Beginning in 1996, under President Clinton, federal law said that no funds can be used for any research involving the destruction of a human embryo. And last week Frist noted that four years ago he said Congress should ``ban embryo creation for research'' and should provide funding for stem cell research only from embryos ``that would otherwise be discarded'' -- his position now.
Americans' support of expanded research is a manifestation of national character. This nation was born at the sunny noontime of, and to a considerable extent because of, the Enlightenment. The essence of that historical epoch was, and an American characteristic is, vaulting confidence in the ability to apply science -- including what Alexander Hamilton in Federalist 9 called the improved ``science of politics'' -- for mankind's material and moral betterment.
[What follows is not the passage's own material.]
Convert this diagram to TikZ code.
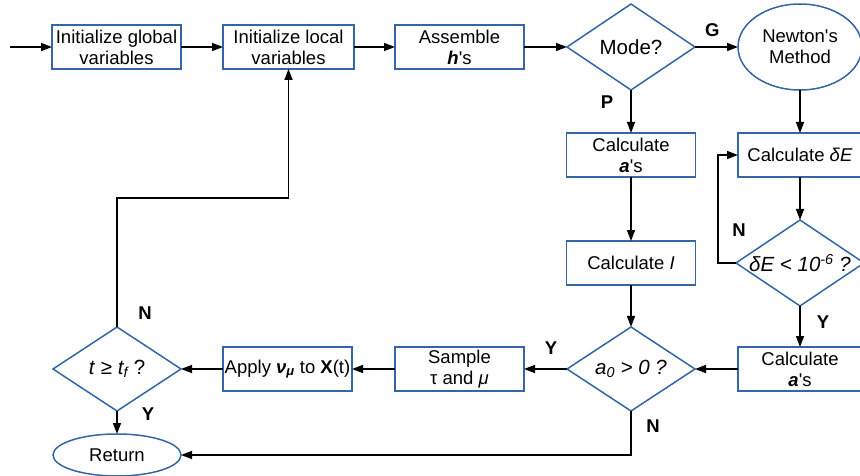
\documentclass[tikz,border=0pt]{standalone}
\usepackage{fontspec}
\setmainfont{Liberation Sans}
\usetikzlibrary{shapes.geometric,arrows.meta,positioning,calc}
\definecolor{flowblue}{HTML}{3465A4}

\begin{document}
\begin{tikzpicture}[x=1pt,y=-1pt,font=\fontsize{18.5}{21}\selectfont]

% Definitions
\tikzstyle{process} = [rectangle, minimum width=129pt, minimum height=44pt, inner sep=1pt, outer sep=0pt, text centered, align=center, draw=flowblue, line width=1.5pt]
\tikzstyle{decision} = [diamond, aspect=1.49, minimum width=128pt, minimum height=84pt, inner sep=0pt, outer sep=0pt, text centered, draw=flowblue, line width=1.5pt, font=\fontsize{20.5}{23}\selectfont]
\tikzstyle{terminal} = [ellipse, minimum width=128pt, minimum height=42pt, inner sep=0pt, outer sep=0pt, text centered, align=center, draw=flowblue, line width=1.5pt]
\tikzstyle{arrow} = [line width=1.5pt,-{Triangle[length=11pt,width=8pt]}]
\tikzstyle{answer} = [font=\fontsize{18.5}{21}\selectfont\bfseries, inner sep=0pt]

\useasboundingbox (0,0) rectangle (860,476);

% Top row
\node (init_g) [process] at (116.5,47) {Initialize global\\variables};
\node (init_l) [process, right=42pt of init_g, minimum width=131pt] {Initialize local\\variables};
\node (assemble) [process, right=41pt of init_l] {Assemble\\\textbf{\textit{h}}\textquotesingle s};
\node (mode) [decision, minimum height=86pt, right=43pt of assemble] {Mode?};
\node (newton) [terminal, right=43pt of mode, minimum width=124pt, minimum height=86pt] {Newton\textquotesingle s\\Method};

% Middle column
\node (calc_a) [process, below=43pt of mode] {Calculate\\\textbf{\textit{a}}\textquotesingle s};
\node (calc_I) [process, below=64pt of calc_a] {Calculate \textit{I}};
\node (a0_test) [decision, below=42pt of calc_I] {\textit{a\textsubscript{0} > 0 ?}};

% Right column
\node (calc_dE) [process, below=43pt of newton, minimum width=124pt] {Calculate \textit{δE}};
\node (dE_test) [decision, below=43pt of calc_dE, minimum width=124pt] {\textit{δE < 10\textsuperscript{-6} ?}};
\node (calc_a2) [process, right=43pt of a0_test, minimum width=124pt] {Calculate\\\textbf{\textit{a}}\textquotesingle s};

% Bottom row
\node (sample) [process, left=43pt of a0_test] {Sample\\τ and \textit{μ}};
\node (apply) [process, left=43pt of sample] {Apply \textbf{\textit{ν}}\textsubscript{\textbf{\textit{μ}}} to \textbf{X}(t)};
\node (t_test) [decision, left=42pt of apply] {\textit{t} ≥ \textit{t\textsubscript{f}} ?};
\node (return) [terminal, below=23pt of t_test] {Return};

\coordinate [left=42pt of init_g] (start);

% Connectors
\draw [arrow] (start) -- (init_g);
\draw [arrow] (init_g) -- (init_l);
\draw [arrow] (init_l) -- (assemble);
\draw [arrow] (assemble) -- (mode);
\draw [arrow] (mode) -- node[answer, above=10pt, pos=0.4] {G} (newton);
\draw [arrow] (mode) -- node[answer, left=17pt, pos=0.28] {P} (calc_a);
\draw [arrow] (calc_a) -- (calc_I);
\draw [arrow] (calc_I) -- (a0_test);
\draw [arrow] (newton) -- (calc_dE);
\draw [arrow] (calc_dE) -- (dE_test);
\draw [arrow] (dE_test) -- node[answer, right=16pt, pos=0.39] {Y} (calc_a2);
\draw [arrow] (dE_test.west) -- ++(-18pt,0) |- (calc_dE.west);
\draw [arrow] (calc_a2) -- (a0_test);
\draw [arrow] (a0_test) -- node[answer, above=14pt, pos=0.37] {Y} (sample);
\draw [arrow] (a0_test.south) |- (return.east);
\draw [arrow] (sample) -- (apply);
\draw [arrow] (apply) -- (t_test);
\draw [arrow] (t_test.north) -- ++(0,129pt) -| (init_l.south);
\draw [arrow] (t_test) -- (return);

% Remaining answers
\node [answer] at ($(dE_test.west)+(3pt,33pt)$) {N};
\node [answer] at ($(a0_test.south)+(22pt,-15pt)$) {N};
\node [answer] at ($(t_test.north)+(28pt,14pt)$) {N};
\node [answer] at ($(t_test.south)+(31pt,-3pt)$) {Y};

\end{tikzpicture}
\end{document}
Some ``realists'' -- the sort who would have explained the Sermon on the Mount as a focus-group-driven exercise in political positioning -- suggest that Bush adopted his policy to pay for support he had received in 2000 from right-to-life conservatives. It does not seem to occur to such ``realists'' that Bush has the support of such conservatives because he believes in the policies he adopts. The realists' faux realism is the perverse reasoning that fuels government regulation of political campaigns: The fact that Group X supports Candidate Y explains -- causes -- Candidate Y's support for policies pleasing to Group X.
Such realists say Frist has now ``broken with'' the president because, having taken a number of stances pleasing to social conservatives who are disproportionately important in awarding Republican presidential nominations, it is time for him to tack toward ``the center.'' As though it is otherwise inexplicable why a physician would be receptive to a potential expansion of medicine's healing arsenal.
The minor disagreement between Bush and Frist refutes the crackpot realism of those who cannot fathom the fact that people in public life often do what they do because they think it is right. Both Bush and Frist have thought seriously about this subject and come to mildly divergent conclusions. But neither conclusion crosses the scarlet line of supporting the creation of embryos to be mere sources of cells. And neither conclusion is the result of the sort of slapdash thinking that exaggerates the differences between them and explains those differences in terms of banal political calculations.